- Caylor Caylor
- Coordinates: 36°37′50″N 83°29′40″W﻿ / ﻿36.63056°N 83.49444°W
- Country: United States
- State: Virginia
- County: Lee
- Elevation: 1,365 ft (416 m)
- Time zone: UTC-5 (Eastern (EST))
- • Summer (DST): UTC-4 (EDT)
- GNIS feature ID: 1494196

= Caylor, Virginia =

Unincorporated community in Virginia, United States

Caylor is an unincorporated community in Lee County, Virginia, United States. It had a post office from 1896 to 1904.

The community was to be named after T. A. Taylor, an original owner of the town site, but when the name was erroneously entered as Caylor, that name stuck.
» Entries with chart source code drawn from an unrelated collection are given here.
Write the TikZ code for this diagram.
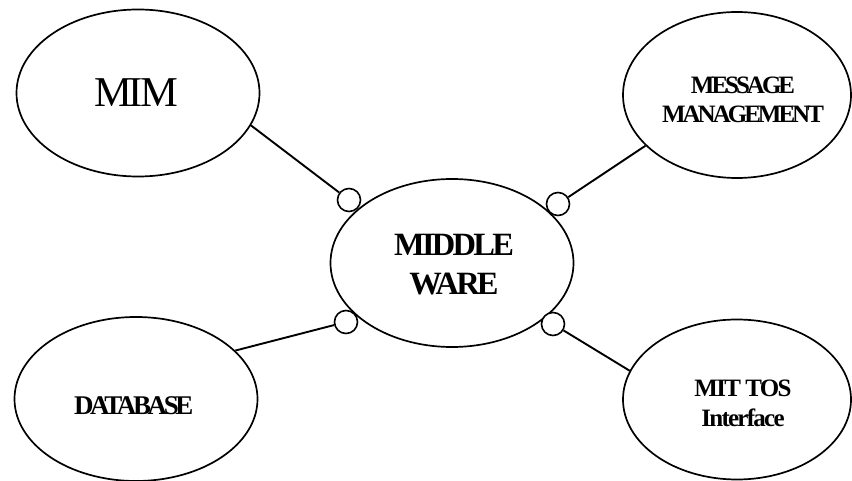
\documentclass[tikz,border=0pt]{standalone}
\usepackage{fontspec}
\setmainfont{Liberation Serif}
\usetikzlibrary{shapes.geometric}
\newfontfamily\fmim{Liberation Serif}[LetterSpace=-7]
\newfontfamily\fmid{Liberation Serif}[LetterSpace=-8.5]
\newfontfamily\fmsg{Liberation Serif}[LetterSpace=-12]
\newfontfamily\fmit{Liberation Serif}[LetterSpace=-7]
\newfontfamily\fdb{Liberation Serif}[LetterSpace=-12.5]
\begin{document}
\begin{tikzpicture}[x=1pt,y=-1pt,
  ell/.style={draw,line width=1.7pt,ellipse,inner sep=0pt},
  port/.style={draw,circle,fill=white,line width=1.6pt,minimum size=23pt,inner sep=0pt},
  link/.style={line width=1.9pt},
  lbl/.style={inner sep=0pt,align=center}]
\useasboundingbox (0,0) rectangle (852,481);
% ellipses
\node[ell,minimum width=243pt,minimum height=167pt] (mim) at (138,93) {};
\node[ell,minimum width=243pt,minimum height=164pt] (db) at (136,399) {};
\node[ell,minimum width=243pt,minimum height=168pt] (mw) at (452,263) {};
\node[ell,minimum width=228pt,minimum height=166pt] (msg) at (737,95) {};
\node[ell,minimum width=228pt,minimum height=160pt] (mit) at (737,399.5) {};
% texts
\node[lbl,font=\fmim\fontsize{42.5}{48}\selectfont] (mimT) at (136,92.5) {MIM};
\node[lbl,font=\fmid\bfseries\fontsize{32.5}{39}\selectfont] (mwT) at (454,264.7) {MIDDLE\\WARE};
\node[lbl,font=\fmsg\bfseries\fontsize{25}{29}\selectfont] (msgT) at (743,100.3) {MESSAGE\\MANAGEMENT};
\node[lbl,font=\fmit\bfseries\fontsize{25}{30}\selectfont] (mitT) at (743,403) {MIT TOS\\Interface};
\node[lbl,font=\fdb\bfseries\fontsize{27}{32}\selectfont] (dbT) at (133.8,405.8) {DATABASE};
% ports
\node[port] (c1) at (349,200) {};
\node[port] (c2) at (558,204) {};
\node[port] (c3) at (346,322) {};
\node[port] (c4) at (553,324) {};
% links
\draw[link] (mim.-16) -- (c1);
\draw[link] (msg.209) -- (c2);
\draw[link] (db.26) -- (c3);
\draw[link] (mit.165) -- (c4);
\end{tikzpicture}
\end{document}
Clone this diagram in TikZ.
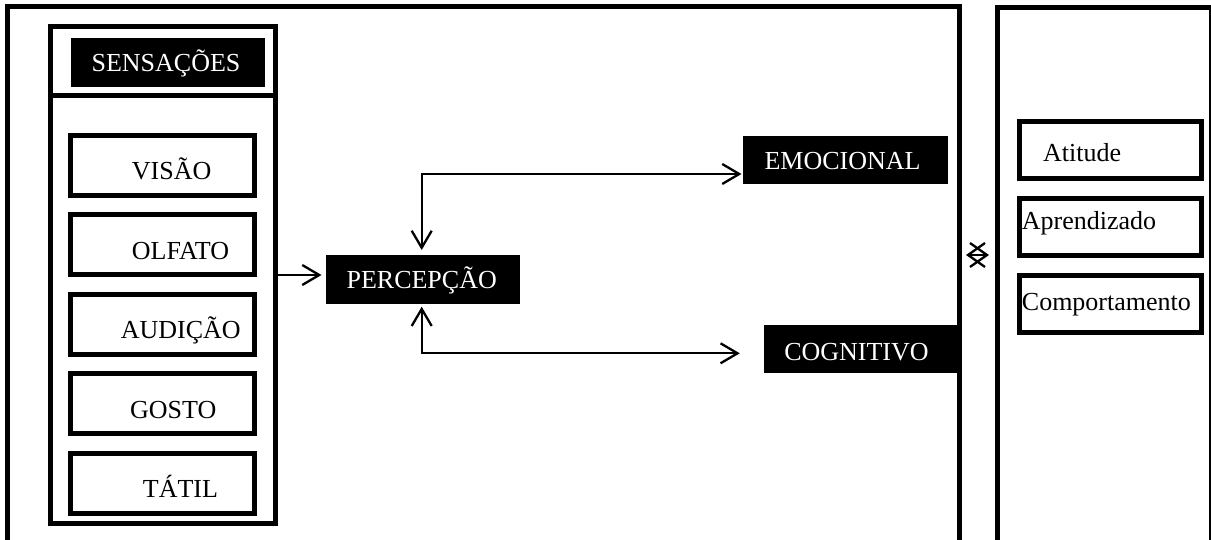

The 12 roomed mansion in the Wilderness Road State Park was to remain named "Karlan" in honor of the previous owners, Karl and Ann Harris. However, locals still refer to the mansion as "Elydale", in honor of Robert McPherson Ely, who named the house "Elydale" when it was built in 1878. Two years after building the house, Robert Ely went swimming and caught typhoid fever, and died in 1880. His widow remarried to Thomas A. Taylor in 1885, and when a railroad stop was placed nearby, a mapping error called this "Caylor, Virginia".